• Exercise brief:
Leave the pictures out. Return all other data exactly.

• Given information:

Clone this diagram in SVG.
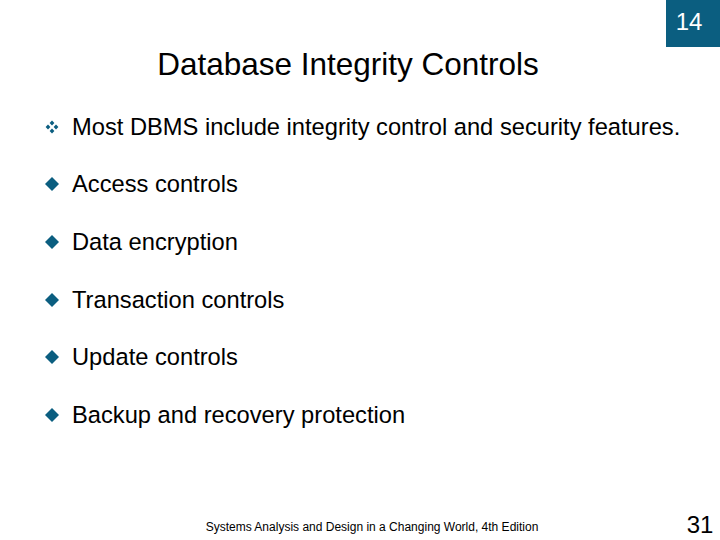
<svg xmlns="http://www.w3.org/2000/svg" width="720" height="540" viewBox="0 0 720 540">
<style>
.t{font-family:"Liberation Sans",Arial,sans-serif;fill:#000}
.b{font-size:23.7px}
.d{fill:#0b5e80}
</style>
<defs>
<path id="dia" class="d" d="M0,-7 L7,0 L0,7 L-7,0Z"/>
<path id="sd" class="d" d="M0,-2.4 L2.4,0 L0,2.4 L-2.4,0Z"/>
</defs>
<rect width="720" height="540" fill="#fff"/>
<rect x="666" y="0" width="54" height="47" fill="#0b5e80"/>
<text x="689" y="30" font-size="24" text-anchor="middle" class="t" style="fill:#fff">14</text>
<text x="348" y="75" font-size="31.5" text-anchor="middle" class="t">Database Integrity Controls</text>
<g id="b1"><use href="#sd" x="52" y="123"/><use href="#sd" x="48" y="127"/><use href="#sd" x="56" y="127"/><use href="#sd" x="52" y="131"/>
<text x="72" y="135" class="t b">Most DBMS include integrity control and security features.</text></g>
<g id="b2"><use href="#dia" x="52" y="184"/><text x="72" y="192" class="t b">Access controls</text></g>
<g id="b3"><use href="#dia" x="52" y="242"/><text x="72" y="250" class="t b">Data encryption</text></g>
<g id="b4"><use href="#dia" x="52" y="300"/><text x="72" y="308" class="t b">Transaction controls</text></g>
<g id="b5"><use href="#dia" x="52" y="357"/><text x="72" y="365" class="t b">Update controls</text></g>
<g id="b6"><use href="#dia" x="52" y="415"/><text x="72" y="423" class="t b">Backup and recovery protection</text></g>
<text x="372" y="531" font-size="12" text-anchor="middle" class="t">Systems Analysis and Design in a Changing World, 4th Edition</text>
<text x="700" y="533" font-size="24" text-anchor="middle" class="t">31</text>
</svg>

• Reply to the exercise:
Clone this diagram in SVG.
<svg xmlns="http://www.w3.org/2000/svg" width="720" height="540" viewBox="0 0 720 540">
<style>
.t{font-family:"Liberation Sans",Arial,sans-serif;fill:#000}
.b{font-size:23.7px}
.d{fill:#0b5e80}
</style>
<defs>
<path id="dia" class="d" d="M0,-7 L7,0 L0,7 L-7,0Z"/>
<path id="sd" class="d" d="M0,-2.4 L2.4,0 L0,2.4 L-2.4,0Z"/>
</defs>
<rect width="720" height="540" fill="#fff"/>
<rect x="666" y="0" width="54" height="47" fill="#0b5e80"/>
<text x="689" y="30" font-size="24" text-anchor="middle" class="t" style="fill:#fff">14</text>
<text x="348" y="75" font-size="31.5" text-anchor="middle" class="t">Database Integrity Controls</text>
<g id="b1"><use href="#sd" x="52" y="123"/><use href="#sd" x="48" y="127"/><use href="#sd" x="56" y="127"/><use href="#sd" x="52" y="131"/>
<text x="72" y="135" class="t b">Most DBMS include integrity control and security features.</text></g>
<g id="b2"><use href="#dia" x="52" y="184"/><text x="72" y="192" class="t b">Access controls</text></g>
<g id="b3"><use href="#dia" x="52" y="242"/><text x="72" y="250" class="t b">Data encryption</text></g>
<g id="b4"><use href="#dia" x="52" y="300"/><text x="72" y="308" class="t b">Transaction controls</text></g>
<g id="b5"><use href="#dia" x="52" y="357"/><text x="72" y="365" class="t b">Update controls</text></g>
<g id="b6"><use href="#dia" x="52" y="415"/><text x="72" y="423" class="t b">Backup and recovery protection</text></g>
<text x="372" y="531" font-size="12" text-anchor="middle" class="t">Systems Analysis and Design in a Changing World, 4th Edition</text>
<text x="700" y="533" font-size="24" text-anchor="middle" class="t">31</text>
</svg>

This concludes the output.